Websites identify your real location by combining IP geolocation with device permissions, network side channels (DNS/WebRTC/IPv6), and account-level signals like billing country and login history. A VPN can be highly effective for masking your IP location and improving privacy on untrusted networks, but it won’t override GPS permissions or magically reset account-based region checks. For most people, the best approach is layered: a reputable VPN with leak protection, strict browser location permissions, and good cookie hygiene. That combination gives the most consistent privacy and access outcomes without unrealistic expectations.

Frequently Asked Questions

Can websites detect my location even if I use a VPN?
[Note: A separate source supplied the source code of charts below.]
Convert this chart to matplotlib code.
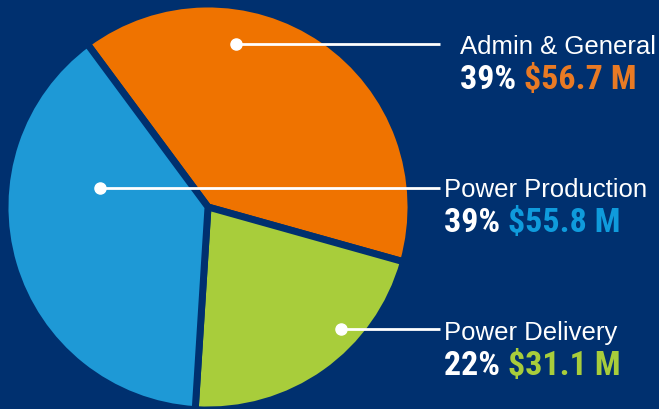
import matplotlib
matplotlib.use("Agg")
import matplotlib.pyplot as plt
from matplotlib import font_manager

categories = ["Admin & General", "Power Delivery", "Power Production"]
values = [56.7, 31.1, 55.8]
percent_labels = ["39%", "22%", "39%"]
amount_labels = ["$56.7 M", "$31.1 M", "$55.8 M"]

BG = "#00306f"
slice_colors = ["#ef7300", "#a8cd3b", "#1e99d6"]
text_colors = ["#e97a24", "#a8cd3b", "#0f9bdc"]

W, H = 659, 410
fig = plt.figure(figsize=(W / 100, H / 100), dpi=100, facecolor=BG)
ax = fig.add_axes([0, 0, 1, 1])
ax.set_facecolor(BG)

cx, cy = 208, H - 208
ax.pie(values, colors=slice_colors, startangle=126.5, counterclock=False,
       center=(cx, cy), radius=203, frame=True,
       wedgeprops=dict(edgecolor=BG, linewidth=5, joinstyle="miter"))
ax.set_xlim(0, W)
ax.set_ylim(0, H)
ax.set_aspect("equal")
ax.axis("off")

names = [f.name for f in font_manager.fontManager.ttflist]
bold_family = "Liberation Sans Narrow" if "Liberation Sans Narrow" in names else "Roboto Condensed" if "Roboto Condensed" in names else "Liberation Sans"
light_family = "Liberation Sans"

# label layout (pixel coords from top)
dots = [(236, 45), (341, 330), (100, 189)]
line_end = [440, 440, 440]
text_x = [460, 444, 444]
name_y = [47, 333, 190]
val_y = [80, 366, 223]

for i in range(3):
    dx, dy = dots[i]
    ax.plot([dx, line_end[i]], [H - dy, H - dy], color="white", lw=2, solid_capstyle="butt", zorder=5)
    ax.plot([dx], [H - dy], "o", color="white", ms=8, zorder=6)
    ax.text(text_x[i], H - name_y[i], categories[i], color="white", fontsize=18.5,
            family=light_family, ha="left", va="center")
    t = ax.text(text_x[i], H - val_y[i], percent_labels[i] + " ", color="white", fontsize=24.5,
                family=bold_family, weight="bold", ha="left", va="center")
    fig.canvas.draw()
    bb = t.get_window_extent()
    x2 = bb.x1
    ax.text(x2, H - val_y[i], amount_labels[i], color=text_colors[i], fontsize=24.5,
            family=bold_family, weight="bold", ha="left", va="center")

fig.savefig("out.png", dpi=100, facecolor=BG)
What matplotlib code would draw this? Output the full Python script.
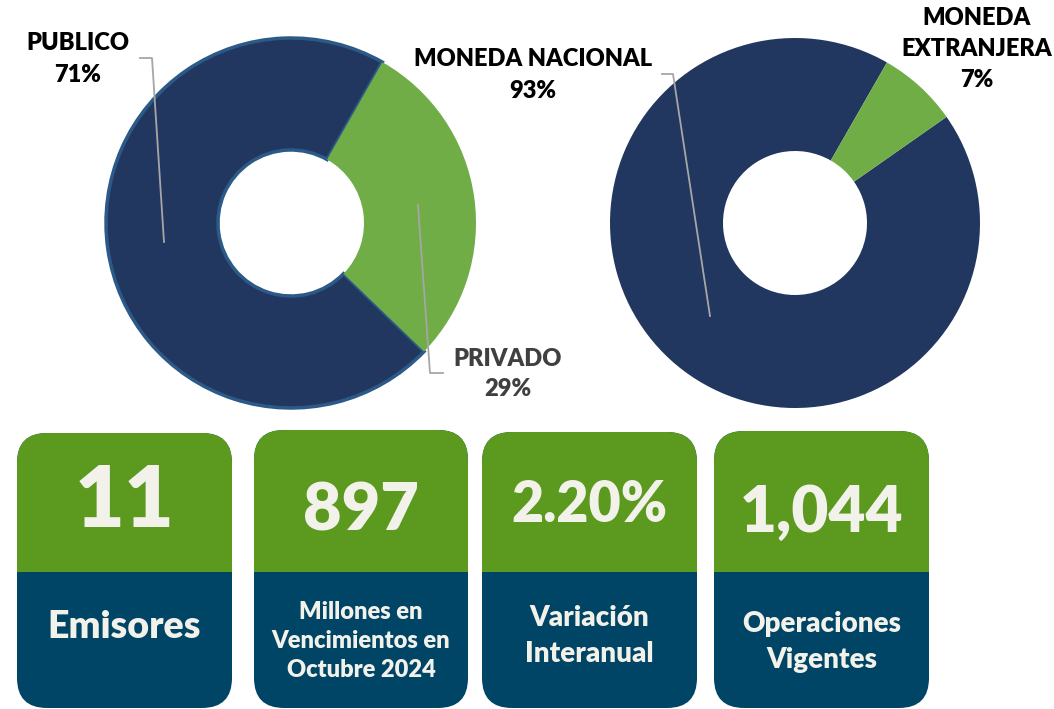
import matplotlib
matplotlib.use("Agg")
import matplotlib.pyplot as plt
from matplotlib.patches import FancyBboxPatch, Rectangle

plt.rcParams['font.family'] = ['Lato', 'DejaVu Sans']

# donut data
sector_labels = ['PUBLICO', 'PRIVADO']
sector_values = [71, 29]
currency_labels = ['MONEDA NACIONAL', 'MONEDA\nEXTRANJERA']
currency_values = [93, 7]

# card data
card_values = ['11', '897', '2.20%', '1,044']
card_labels = ['Emisores', 'Millones en\nVencimientos en\nOctubre 2024',
               'Variación\nInteranual', 'Operaciones\nVigentes']

NAVY = '#22375F'
GREEN = '#70AD47'
CARD_GREEN = '#5B991F'
CARD_BLUE = '#004466'
CARD_TEXT = '#F2F2EA'
LEADER = '#A6A6A6'
WEIGHT = 'heavy'

W, H = 1054, 709
fig = plt.figure(figsize=(W / 100, H / 100), dpi=100)
ax = fig.add_axes([0, 0, 1, 1])


def Y(y):
    # pixel row -> data y
    return H - y


# left donut
w1, _ = ax.pie(sector_values, colors=[NAVY, GREEN], startangle=-44, counterclock=False,
               center=(291, Y(223)), radius=185,
               wedgeprops=dict(width=112, linewidth=0), frame=True)
w1[0].set_edgecolor('#2C5A88')
w1[0].set_linewidth(2.5)

# right donut
w2, _ = ax.pie(currency_values, colors=[NAVY, GREEN], startangle=35, counterclock=False,
               center=(795, Y(223)), radius=185,
               wedgeprops=dict(width=113, linewidth=0), frame=True)

# leader lines
ax.plot([140, 152, 164], [Y(58), Y(58), Y(242)], color=LEADER, lw=1.3)
ax.plot([418, 430, 443], [Y(205), Y(373), Y(373)], color=LEADER, lw=1.3)
ax.plot([662, 673, 710], [Y(74), Y(74), Y(316)], color=LEADER, lw=1.3)

lab_kw = dict(ha='center', va='center', fontsize=17, fontweight=WEIGHT, linespacing=1.5)
ax.text(78, Y(59), f'{sector_labels[0]}\n{sector_values[0]}%', color='black', **lab_kw)
ax.text(508, Y(374), f'{sector_labels[1]}\n{sector_values[1]}%', color='#404040', **lab_kw)
ax.text(533, Y(75), f'{currency_labels[0]}\n{currency_values[0]}%', color='black', **lab_kw)
ax.text(977, Y(49), f'{currency_labels[1]}\n{currency_values[1]}%', color='black', **lab_kw)

# cards
cards_x = [(17, 232), (254, 468), (482, 697), (714, 929)]
cards_top = [433, 430, 432, 431]
split = 572
bottom = 708
value_y = [502, 511, 505, 513]
value_size = [62, 48, 40, 46]
label_y = [627, 641, 636, 642]
label_size = [27, 17, 20, 20]
label_ls = [1.2, 1.38, 1.45, 1.5]

for i in range(4):
    x0, x1 = cards_x[i]
    top = cards_top[i]
    card = FancyBboxPatch((x0, Y(bottom)), x1 - x0, bottom - top,
                          boxstyle='round,pad=0,rounding_size=30',
                          facecolor=CARD_BLUE, edgecolor='none')
    ax.add_patch(card)
    green = Rectangle((x0, Y(split)), x1 - x0, split - top + 2,
                      facecolor=CARD_GREEN, edgecolor='none')
    ax.add_patch(green)
    green.set_clip_path(card)
    xc = (x0 + x1) / 2
    ax.text(xc, Y(value_y[i]), card_values[i], ha='center', va='center',
            fontsize=value_size[i], fontweight=WEIGHT, color=CARD_TEXT)
    ax.text(xc, Y(label_y[i]), card_labels[i], ha='center', va='center',
            fontsize=label_size[i], fontweight=WEIGHT, color=CARD_TEXT,
            linespacing=label_ls[i])

ax.set_xlim(0, W)
ax.set_ylim(0, H)
ax.set_aspect('auto')
ax.axis('off')

fig.savefig('out.png', dpi=100, facecolor='white')
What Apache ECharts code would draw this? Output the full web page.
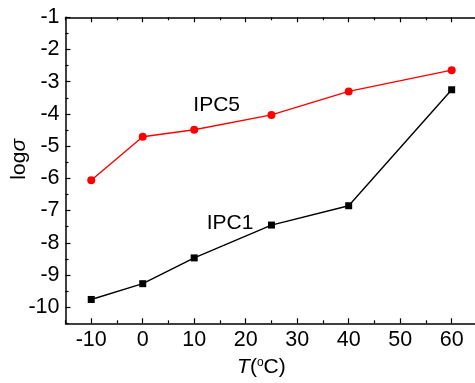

Yes. A VPN mainly changes your IP address. If you allow GPS/location permissions, leak DNS/IPv6/WebRTC data, or use an account tied to a billing region, a site can still infer your real location.

Why does my location show wrong on some websites?

IP geolocation can be inaccurate, especially on mobile networks or smaller ISPs. Your traffic might exit through another city or a registered ISP hub, so websites may display a nearby (but wrong) location.

Is it safe to allow location access in my browser?

It can be safe when you trust the site and need the feature (maps, delivery). For privacy, keep it set to “Ask” and only allow once. Avoid granting permanent access unless necessary.

Why do streaming services still block me when I’m connected to a VPN?

Many platforms block known VPN/data-centre IPs or cross-check signals like DNS location and account region. If your account billing country conflicts with your IP, access may still be restricted.

Will changing my time zone help with location detection?

It can reduce inconsistencies, but it won’t replace IP or GPS signals. Some sites use time zone as a supporting clue for fraud checks, not as a primary location source.

Does a free VPN work for geo-blocking and privacy?

Sometimes, but reliability is inconsistent and speeds are often limited. Free services may also have fewer servers and weaker leak protection. Always review the provider’s logging policy and security features.